PROBLEM
The listing below begins with the first line you should copy; stop after the line containing "ScatterChart, XAxis, YAxis", and drop every picture.

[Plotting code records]
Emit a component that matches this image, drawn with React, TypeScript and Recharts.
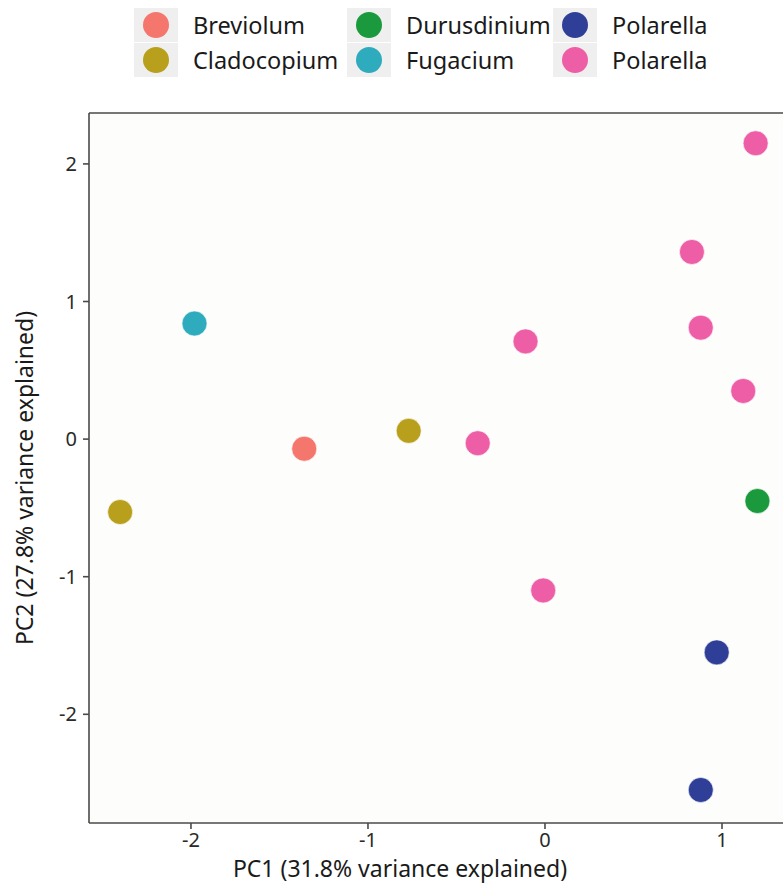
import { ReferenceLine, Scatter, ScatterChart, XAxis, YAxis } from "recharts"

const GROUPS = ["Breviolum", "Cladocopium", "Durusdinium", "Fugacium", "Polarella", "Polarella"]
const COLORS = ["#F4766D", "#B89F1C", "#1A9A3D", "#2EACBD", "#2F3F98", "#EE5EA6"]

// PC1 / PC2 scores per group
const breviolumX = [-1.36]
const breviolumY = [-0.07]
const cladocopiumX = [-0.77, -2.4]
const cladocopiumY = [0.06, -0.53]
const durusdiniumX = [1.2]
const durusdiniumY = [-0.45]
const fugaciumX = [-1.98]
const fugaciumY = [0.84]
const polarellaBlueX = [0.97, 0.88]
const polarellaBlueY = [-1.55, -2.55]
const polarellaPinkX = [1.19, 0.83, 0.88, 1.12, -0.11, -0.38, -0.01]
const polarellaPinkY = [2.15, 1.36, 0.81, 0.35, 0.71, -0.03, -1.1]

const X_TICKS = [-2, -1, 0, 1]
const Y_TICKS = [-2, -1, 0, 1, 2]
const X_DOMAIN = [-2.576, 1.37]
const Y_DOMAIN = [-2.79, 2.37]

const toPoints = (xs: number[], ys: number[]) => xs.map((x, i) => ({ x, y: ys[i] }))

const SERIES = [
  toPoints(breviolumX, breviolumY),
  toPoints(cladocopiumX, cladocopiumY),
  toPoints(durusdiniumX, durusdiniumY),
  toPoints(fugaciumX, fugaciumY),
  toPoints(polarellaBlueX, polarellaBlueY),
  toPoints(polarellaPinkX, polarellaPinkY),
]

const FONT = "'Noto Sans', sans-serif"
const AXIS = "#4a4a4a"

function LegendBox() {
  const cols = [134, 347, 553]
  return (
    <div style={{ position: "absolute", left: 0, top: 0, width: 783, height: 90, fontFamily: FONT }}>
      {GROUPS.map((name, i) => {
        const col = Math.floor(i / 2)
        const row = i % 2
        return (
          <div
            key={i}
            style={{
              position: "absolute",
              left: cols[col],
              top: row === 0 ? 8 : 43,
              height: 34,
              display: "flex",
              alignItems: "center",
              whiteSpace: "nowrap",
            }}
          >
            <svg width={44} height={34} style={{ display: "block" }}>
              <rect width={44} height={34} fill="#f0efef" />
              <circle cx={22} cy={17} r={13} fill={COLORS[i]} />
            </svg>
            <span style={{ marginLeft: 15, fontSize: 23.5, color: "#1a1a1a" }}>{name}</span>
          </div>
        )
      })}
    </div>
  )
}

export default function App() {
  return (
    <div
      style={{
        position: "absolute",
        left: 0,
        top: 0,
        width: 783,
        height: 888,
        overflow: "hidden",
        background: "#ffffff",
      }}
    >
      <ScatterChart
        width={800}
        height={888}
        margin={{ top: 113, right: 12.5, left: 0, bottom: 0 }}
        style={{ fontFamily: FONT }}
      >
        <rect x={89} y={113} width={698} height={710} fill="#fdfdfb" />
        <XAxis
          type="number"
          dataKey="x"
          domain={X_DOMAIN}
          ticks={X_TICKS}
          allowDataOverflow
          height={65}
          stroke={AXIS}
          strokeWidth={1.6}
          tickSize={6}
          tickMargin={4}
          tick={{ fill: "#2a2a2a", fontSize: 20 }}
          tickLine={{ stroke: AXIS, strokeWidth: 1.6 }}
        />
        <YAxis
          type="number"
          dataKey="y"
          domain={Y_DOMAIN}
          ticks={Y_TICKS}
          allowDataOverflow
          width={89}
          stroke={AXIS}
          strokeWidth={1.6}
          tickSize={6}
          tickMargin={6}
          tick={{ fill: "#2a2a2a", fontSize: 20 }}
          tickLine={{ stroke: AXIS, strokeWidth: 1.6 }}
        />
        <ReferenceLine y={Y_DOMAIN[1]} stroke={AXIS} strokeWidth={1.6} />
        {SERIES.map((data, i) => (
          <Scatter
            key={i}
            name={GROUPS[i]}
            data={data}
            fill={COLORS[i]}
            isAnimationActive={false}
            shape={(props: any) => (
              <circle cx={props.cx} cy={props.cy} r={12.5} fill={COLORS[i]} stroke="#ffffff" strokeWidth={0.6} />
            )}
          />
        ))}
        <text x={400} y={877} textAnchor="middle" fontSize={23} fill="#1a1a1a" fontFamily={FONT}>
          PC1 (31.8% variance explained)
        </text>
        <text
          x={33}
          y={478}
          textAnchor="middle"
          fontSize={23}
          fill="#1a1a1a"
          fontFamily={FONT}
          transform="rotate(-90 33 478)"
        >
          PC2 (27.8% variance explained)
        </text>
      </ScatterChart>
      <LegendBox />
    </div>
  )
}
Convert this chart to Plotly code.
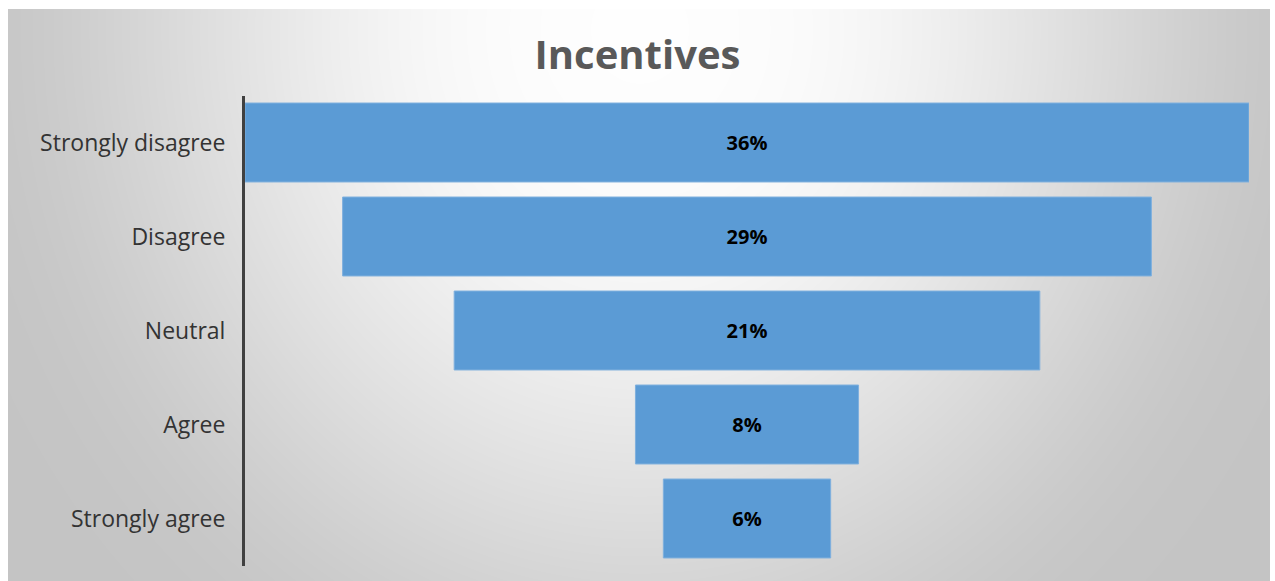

RESULT
Emit a component that matches this image, drawn with React, TypeScript and Recharts.
import { ReferenceLine, Scatter, ScatterChart, XAxis, YAxis } from "recharts"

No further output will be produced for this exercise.